На днях, говоря в очень тесном кругу о теме сегодняшнего доклада, мы вспомнили одну книгу — Евангелие; я думал о связи поэзии с духом Евангелия. Как Евангелие разрушает жизненный порядок, так разрушает его и поэзия. Н. М. Бахтин чрезвычайно эффектно построил какую-то вымышленную поэзию. Я опять скажу: этого не бывает. Из этого ничего не выходит. В теории — это прекрасно, на практике — это ложь. Поэзия из этого не получается. Когда мы понимаем, о какой поэзии говорит Бахтин, то у нас такое ощущение, будто нам дали камень вместо хлеба. Сравнение поэзии с наркотиками мне в голову не приходило. Это не простое мечтательство, это начало, враждебное жизни, разрушительное. С В. В. Вейдле я почти во всем согласен, кроме его согласия с Н. М. Бахтиным».

Председатель: «Прения по докладу Г. В. Адамовича исчерпаны. Слово предоставляется Д. С. Мережковскому».

Д. С. Мережковский: «Наше заседание — последнее в этом году, и я считаю, что сегодняшние прения и доклад очень хорошо заканчивают заседание. Доклад Г. В. Адамовича очень ценный и ставящий глубокий вопрос. Правда, прения по нем лишь скользнули. Меня спрашивали перед докладом Г. В. Адамовича, не поговорить ли по существу, не поставить ли яснее тот вопрос, который он задел мельком в своем ответном слове. Но я был против. Разумеется — это коренной вопрос самого доклада, около которого он вился, как бабочка около лампы.
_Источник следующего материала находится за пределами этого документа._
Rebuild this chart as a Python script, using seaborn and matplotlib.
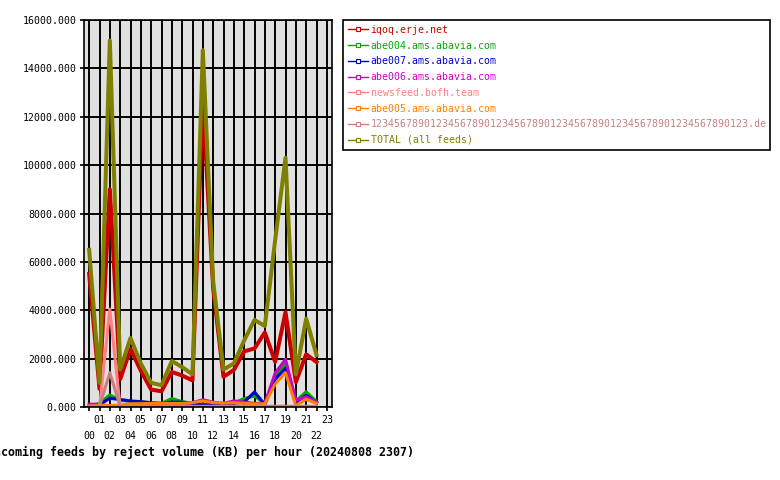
import matplotlib
matplotlib.use("Agg")
import matplotlib.pyplot as plt
import pandas as pd
import seaborn as sns
from matplotlib.lines import Line2D

# ---------------- data ----------------
hours = list(range(23))
even_hours = list(range(0, 24, 2))
odd_hours = list(range(1, 24, 2))
even_labels = [f"{h:02d}" for h in even_hours]
odd_labels = [f"{h:02d}" for h in odd_hours]
y_ticks = list(range(0, 16001, 2000))

feeds = [
    "iqoq.erje.net",
    "abe004.ams.abavia.com",
    "abe007.ams.abavia.com",
    "abe006.ams.abavia.com",
    "newsfeed.bofh.team",
    "abe005.ams.abavia.com",
    "123456789012345678901234567890123456789012345678901234567890123.de",
    "TOTAL (all feeds)",
]
colors = ["#cc0000", "#00aa00", "#0000cc", "#cc00cc", "#ff8080", "#ff8000", "#c88080", "#808000"]

iqoq = [5500, 750, 9000, 1150, 2400, 1500, 720, 650, 1450, 1300, 1100, 12700,
        4900, 1250, 1530, 2300, 2420, 3080, 1870, 3920, 1030, 2180, 1860]
abe004 = [60, 150, 500, 280, 230, 220, 150, 150, 350, 220, 160, 100,
          120, 130, 170, 350, 450, 150, 1250, 1800, 250, 630, 220]
abe007 = [30, 100, 360, 310, 250, 220, 180, 150, 200, 200, 150, 80,
          100, 120, 150, 200, 620, 100, 1150, 1600, 200, 480, 180]
abe006 = [120, 100, 50, 50, 50, 60, 60, 60, 80, 100, 180, 300,
          200, 150, 250, 200, 150, 150, 1400, 1970, 280, 420, 200]
newsfeed = [0, 0, 4050, 0, 0, 0, 0, 0, 0, 0, 0, 0,
            0, 0, 0, 0, 0, 0, 0, 0, 0, 0, 0]
abe005 = [40, 60, 60, 80, 130, 140, 150, 150, 150, 150, 180, 250,
          180, 160, 170, 150, 130, 130, 950, 1420, 50, 320, 150]
longname = [30, 30, 1420, 30, 30, 30, 30, 30, 30, 30, 30, 30,
            30, 30, 30, 30, 30, 30, 30, 30, 30, 30, 30]
total = [6500, 1000, 15150, 1550, 2850, 1800, 1000, 900, 1900, 1650, 1350, 14750,
         5200, 1550, 1800, 2750, 3600, 3350, 6900, 10300, 1350, 3650, 2150]

series = [iqoq, abe004, abe007, abe006, newsfeed, abe005, longname, total]
title = "Incoming feeds by reject volume (KB) per hour (20240808 2307)"

# ---------------- figure ----------------
W, H = 780, 480
mono = "DejaVu Sans Mono"
plt.rcParams["font.family"] = [mono]

rows = []
for name, vals in zip(feeds, series):
    for h, v in zip(hours, vals):
        rows.append({"feed": name, "hour": h, "kb": v})
df = pd.DataFrame(rows)

fig = plt.figure(figsize=(W / 100, H / 100), dpi=100)
ax = fig.add_axes([84 / W, (H - 407) / H, (332 - 84) / W, (407 - 20) / H])
ax.set_facecolor("#e0e0e0")

for name, col in zip(feeds, colors):
    lw = 2.9 if name in (feeds[0], feeds[-1]) else 2.2
    sns.lineplot(data=df[df["feed"] == name], x="hour", y="kb", color=col,
                 linewidth=lw, estimator=None, sort=False, legend=False, ax=ax)

ax.set_xlim(-0.5, 23.5)
ax.set_ylim(0, 16000)
ax.set_xticks(even_hours)
ax.set_xticklabels(even_labels)
ax.set_xticks(odd_hours, minor=True)
ax.set_xticklabels(odd_labels, minor=True)
ax.set_yticks(y_ticks)
ax.set_yticklabels([f"{v:.3f}" for v in y_ticks])
ax.set_xlabel("")
ax.set_ylabel("")
ax.grid(True, which="major", color="black", linewidth=1.4)
ax.grid(True, which="minor", axis="x", color="black", linewidth=1.4)
ax.set_axisbelow(True)
ax.tick_params(axis="both", which="both", length=3, width=1.2, color="black",
               labelsize=7.1, labelcolor="black")
ax.tick_params(axis="x", which="minor", pad=2.5)
ax.tick_params(axis="x", which="major", pad=14)
ax.tick_params(axis="y", which="major", pad=2.5)
for s in ax.spines.values():
    s.set_color("black")
    s.set_linewidth(1.2)

handles = [Line2D([], [], color=c, lw=1.0, marker="s", markersize=2.5,
                  markerfacecolor="white", markeredgecolor=c, markeredgewidth=0.8)
           for c in colors]
leg = ax.legend(handles, feeds, loc="upper left",
                bbox_to_anchor=(343 / W, 1 - 20 / H, (770 - 343) / W, 0.0),
                bbox_transform=fig.transFigure, mode="expand",
                prop={"family": mono, "size": 7.1}, labelcolor=colors,
                frameon=True, fancybox=False, framealpha=1, edgecolor="black",
                handlelength=2.0, handletextpad=0.3, labelspacing=0.58,
                borderpad=0.5, borderaxespad=0)
leg.get_frame().set_linewidth(1.2)

fig.text(414 / W, 1 - 452 / H, title, ha="right", va="center",
         family=mono, fontweight="bold", fontsize=8.4, color="black")

fig.savefig("out.png", dpi=100, facecolor="white")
Все наши прения за весь год были такими же. Мы упорно останавливаемся перед какой-то чертой. Мне кажется это очень ценным. На этот огонь мы стремимся, но перед ним еще останавливаемся. «Зеленая Лампа» — общество как будто литературное — мы говорим только о русской литературе. Но ведь существо русской литературы в том, что она не только литература, а что в ней есть элемент религиозный; еще прямее сказать, элемент христианский. Разумеется, в русской литературе поставлен коренной вопрос о христианстве. Да, Евангелие — высшая поэзия, дальше нет ничего. И вот, по отношению к Н. М. Бахтину. По моему впечатлению от его лекции, для него вопрос о Христе есть основной, главный вопрос; он ходит вокруг да около, точно боится обжечься, отскакивает, не отталкиваясь. Есть громадная разница в отрицании и отталкивании. Совершенно иное отношение у Г. В. Адамовича. Он говорит: Евангелие — книга высшей поэзии. С этим согласны все. Но далее он говорит, что эта книга разрушительная по существу, и тут как бы глубокое совпадение между Бахтиным и Адамовичем. Они так резко разделились и, вместе с тем, какая-то глубокая связь их соединяет.